In software development, "Framework" refers to a set of technologies, but I haven't heard that term used in networking...


I did not mean framework in networking, what I meant is if I choose developer path, will learning framework be more difficult than say, learning networking tech if I were to choose networking path?
 
Unless you are talking about a particular software package called "framework" that appears to be one of those trendy words that just means "software development". The one guy I know that called it that, that I felt was a fool, thought he could cut and paste together a bunch of prewritten code samples and call that programming.

Software development is extremely broad topic. There is a huge difference between software that runs internal to a car computer, to say a banking program, to apps that run on a phone. The fundamental concepts are the same but each uses very specialized packages of programming tools and those are what companies want knowledge in. Nobody actually is a expert in all they all tend to specialize in one type of programming.

Networking on the surface may appear to be easier because people are looking at small installations with few devices. You start looking at jobs at ISP where you actually have many hundreds of routers in the internet or a large corporation with many thousands of employees at many locations it gets complex very fast.

What is much more important is which you like to do better. You can likely start to learn the basics of both and you will find one easier at least to you.
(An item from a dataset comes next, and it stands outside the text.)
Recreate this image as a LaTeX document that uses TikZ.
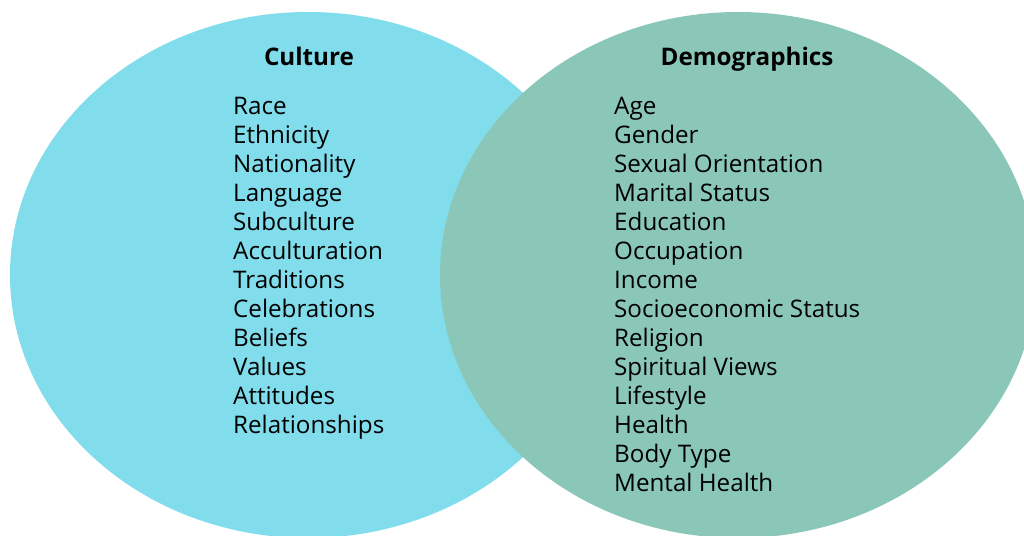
\documentclass[tikz,border=0pt]{standalone}
\usepackage{fontspec}
\setmainfont{Open Sans}
\definecolor{cultcol}{RGB}{129,221,235}
\definecolor{democol}{RGB}{139,199,185}
\begin{document}
\begin{tikzpicture}[x=1pt,y=-1pt,
  item/.style={anchor=base west,inner sep=0pt,font=\fontsize{24.2}{28}\selectfont},
  title/.style={anchor=base,inner sep=0pt,font=\fontsize{24.2}{28}\selectfont\bfseries}]
\useasboundingbox (0,0) rectangle (1024,535);
\fill[cultcol] (308,275) ellipse [x radius=298, y radius=263];
\fill[democol] (738,275) ellipse [x radius=298, y radius=263];
\node[title] (culture) at (309,66) {Culture};
\node[title] (demo) at (747,66) {Demographics};
\foreach \t [count=\i] in {Race,Ethnicity,Nationality,Language,Subculture,Acculturation,Traditions,Celebrations,Beliefs,Values,Attitudes,Relationships}
  \node[item] (c\i) at (233,{114.5+(\i-1)*29}) {\t};
\foreach \t [count=\i] in {Age,Gender,Sexual Orientation,Marital Status,Education,Occupation,Income,Socioeconomic Status,Religion,Spiritual Views,Lifestyle,Health,Body Type,Mental Health}
  \node[item] (d\i) at (614,{114.5+(\i-1)*29}) {\t};
\end{tikzpicture}
\end{document}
Something you like to do will be much easier to learn even if it is actually more technical to accomplish it.



 


What do you mean by -> specialize in one type of programming....
 
Not sure how to even explain this since many functions are called programming. There are many different programing languages/environment used to solve problems. They tend to be very specialized to the type of work that needs to be done. For example a programming language used to say write a online computer game is very different than the programming language used to say run factory automation robotics.
It is almost like saying you use MS word to do one thing and MS excel to do another....you could call both document processing or whatever but they take very different skills.

 


Oh you mean programming language....I was wondering is there many types of programming...except those which already maps to the language such as OOP, functional etc
 
The term programming language is out of date unless you consider every tool that you use to create computer content a language. There are many tools that generate web sites for example. They are mostly gui things that hide all the detail from the person creating the content. This is called programming by some people and does take quite a bit of skill but does not really meet the definition of programming most people think of.

You could I suppose call any function you use a computer for to create content programming. So is putting together a power point presentation together that displays slides in a certain order and plays video at certain times programming or just configuration.

Then again nobody really uses a raw language like one of the many variants of C. These things that used to be called compilers are now massive software development tools mostly because of the complexity of doing something simple like put a 1 line message on the screen. These tools handle all the nasty details of getting your tiny 1 line program built in a way that is compatible with the platform you are going to run it on.